2. Sandy Mitchell he wrote my all time favourite BL novel Death or Glory from my favourite series Ciaphas Cain he would have been my number one but I have read alot more Graham McNeil books and loved them all. Maybe if I read a bit more Sandy Mitchell he will get bumped to the top.

3. Dan Abnett, Horus Rising was the first BL novel I read and if it wasn't for that I would have missed out on so many wonderful books. Legion is one hell of a good read, I'm not to keen on the Gaunts Ghosts books but I have only read 2 and have been assured they get alot better.


----------



## Brother Subtle

no votes for Goto? lolz. he falls into the 'other' section... for good reason.


----------



## Commissar Ploss

Brother Subtle said:


> no votes for Goto? lolz. he falls into the 'other' section... for good reason.


oh god, you said his name. I just vomited in my mouth a little... uke:

CP


----------



## Commissar Ploss

CursedUNTILLDEATH said:


> If you get the chance ploss read the _Knights of Bret._ series. Very good reads , shows the true colors of the Brets noble's and the divsioons between them and the peasant's and a certain part that made me laugh for several mintues.


will do. 

CP


----------



## Mossy Toes

Matthew Farrer, one of BL's most underrated writers. He may be very much hit-or-miss, but he provides the most insightful and contemplative stories of any BL author. In my eyes, his works are the closest at heart to "true, accepted literary science fiction," the greats of Asimov and Herbert, in their content and themes.

His works give us the most tactile, well fleshed-out, wholly imagined Imperium that we have yet encountered in BL fiction (in _Enforcer_). They make us feel empathy for a raging, lobotomized berserker ("After De'shea", _Tales of Heresy_), show us the true insanity of the warp ("Seven Views of Uhlguth's Passing," _Planetkill_), and more.


----------



## Brother Subtle

Mossy Toes said:


> Matthew Farrer, one of BL's most underrated writers. He may be very much hit-or-miss, but he provides the most insightful and contemplative stories of any BL author. In my eyes, his works are the closest at heart to "true, accepted literary science fiction," the greats of Asimov and Herbert, in their content and themes.
> 
> His works give us the most tactile, well fleshed-out, wholly imagined Imperium that we have yet encountered in BL fiction (in _Enforcer_). They make us feel empathy for a raging, lobotomized berserker ("After De'shea", _Tales of Heresy_), show us the true insanity of the warp ("Seven Views of Uhlguth's Passing," _Planetkill_), and more.
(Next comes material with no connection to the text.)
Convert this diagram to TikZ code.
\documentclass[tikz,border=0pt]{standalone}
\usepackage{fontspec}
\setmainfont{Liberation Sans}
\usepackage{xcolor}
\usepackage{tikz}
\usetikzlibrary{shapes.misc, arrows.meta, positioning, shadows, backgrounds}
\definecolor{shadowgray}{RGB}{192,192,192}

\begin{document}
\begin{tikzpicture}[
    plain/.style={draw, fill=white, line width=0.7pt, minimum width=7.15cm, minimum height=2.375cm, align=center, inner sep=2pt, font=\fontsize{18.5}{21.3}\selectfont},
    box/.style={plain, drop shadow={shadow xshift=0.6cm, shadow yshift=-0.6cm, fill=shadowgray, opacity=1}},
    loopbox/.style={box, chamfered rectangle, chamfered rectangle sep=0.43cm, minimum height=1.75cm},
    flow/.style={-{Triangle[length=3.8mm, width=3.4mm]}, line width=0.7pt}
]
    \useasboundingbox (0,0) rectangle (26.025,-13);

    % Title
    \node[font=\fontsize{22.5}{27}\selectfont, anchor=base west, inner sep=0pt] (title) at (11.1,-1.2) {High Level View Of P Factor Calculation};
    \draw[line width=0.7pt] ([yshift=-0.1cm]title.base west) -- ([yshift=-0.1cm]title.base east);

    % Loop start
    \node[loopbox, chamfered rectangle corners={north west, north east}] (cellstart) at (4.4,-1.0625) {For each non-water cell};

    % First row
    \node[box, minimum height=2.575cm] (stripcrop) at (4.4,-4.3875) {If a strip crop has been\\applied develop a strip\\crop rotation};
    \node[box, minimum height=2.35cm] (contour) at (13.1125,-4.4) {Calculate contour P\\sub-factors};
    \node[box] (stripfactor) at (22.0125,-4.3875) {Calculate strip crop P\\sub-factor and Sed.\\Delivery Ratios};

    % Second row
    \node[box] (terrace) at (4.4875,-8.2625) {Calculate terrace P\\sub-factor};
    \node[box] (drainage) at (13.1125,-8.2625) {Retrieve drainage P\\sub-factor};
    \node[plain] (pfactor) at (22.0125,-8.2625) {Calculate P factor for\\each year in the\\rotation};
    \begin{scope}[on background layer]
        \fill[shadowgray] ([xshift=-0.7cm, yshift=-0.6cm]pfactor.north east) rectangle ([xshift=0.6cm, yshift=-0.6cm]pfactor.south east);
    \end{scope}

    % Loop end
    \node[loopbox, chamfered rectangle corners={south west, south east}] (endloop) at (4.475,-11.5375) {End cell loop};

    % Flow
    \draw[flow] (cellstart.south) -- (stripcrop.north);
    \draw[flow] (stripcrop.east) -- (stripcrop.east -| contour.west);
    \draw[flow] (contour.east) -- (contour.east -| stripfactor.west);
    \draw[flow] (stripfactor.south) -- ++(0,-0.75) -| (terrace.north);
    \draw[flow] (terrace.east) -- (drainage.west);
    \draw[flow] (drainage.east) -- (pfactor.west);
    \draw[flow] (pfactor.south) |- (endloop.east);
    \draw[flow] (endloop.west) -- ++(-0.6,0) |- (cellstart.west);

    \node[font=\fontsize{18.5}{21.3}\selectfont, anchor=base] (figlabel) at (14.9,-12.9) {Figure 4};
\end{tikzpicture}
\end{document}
Ive never read a stand alone book by Farrer, but i did enjoy _After De'Shea_ a lot. After your post, ill be looking to pick up his Enforcer Omnibus. You've sparked my interest.


----------



## Bane_of_Kings

1st - Dan Abnett - Gaunt's Ghosts, Horus Rising and more
2nd - Graham Mcneil, Thousand Sons, False Gods, Ultramarines
3rd - Nick Kyme - Salamander, obviously.
4th - Aaron Dembski-Bowden - Soul Hunter

~Bane of Kings


----------



## Mossy Toes

Brother Subtle said:


> Ive never read a stand alone book by Farrer, but i did enjoy _After De'Shea_ a lot. After your post, ill be looking to pick up his Enforcer Omnibus. You've sparked my interest.


Ahhh, excellent. You should probably know the bad of it, though: His POV tends to leapfrog around more than Twain's Jumping Frog of Calaveras County, not lingering as much as it should, perhaps, on the main character; compared to other BL books, there isn't very much violence and action at times, leading people to complain that they are slow, when they are merely cerebral (I've noticed a similar issue with a great many of the HH books--BL fans who have been suckled on constant action complaining that the plot takes so long to heat up in the gradual descents to Chaos); the three books end on a largely unfinished note leaving, depending on how optimistic you are about the inner machinations of the Imperium (after you've just read three books focused on crushing said optimism), either a great deal or very little up to the imagination.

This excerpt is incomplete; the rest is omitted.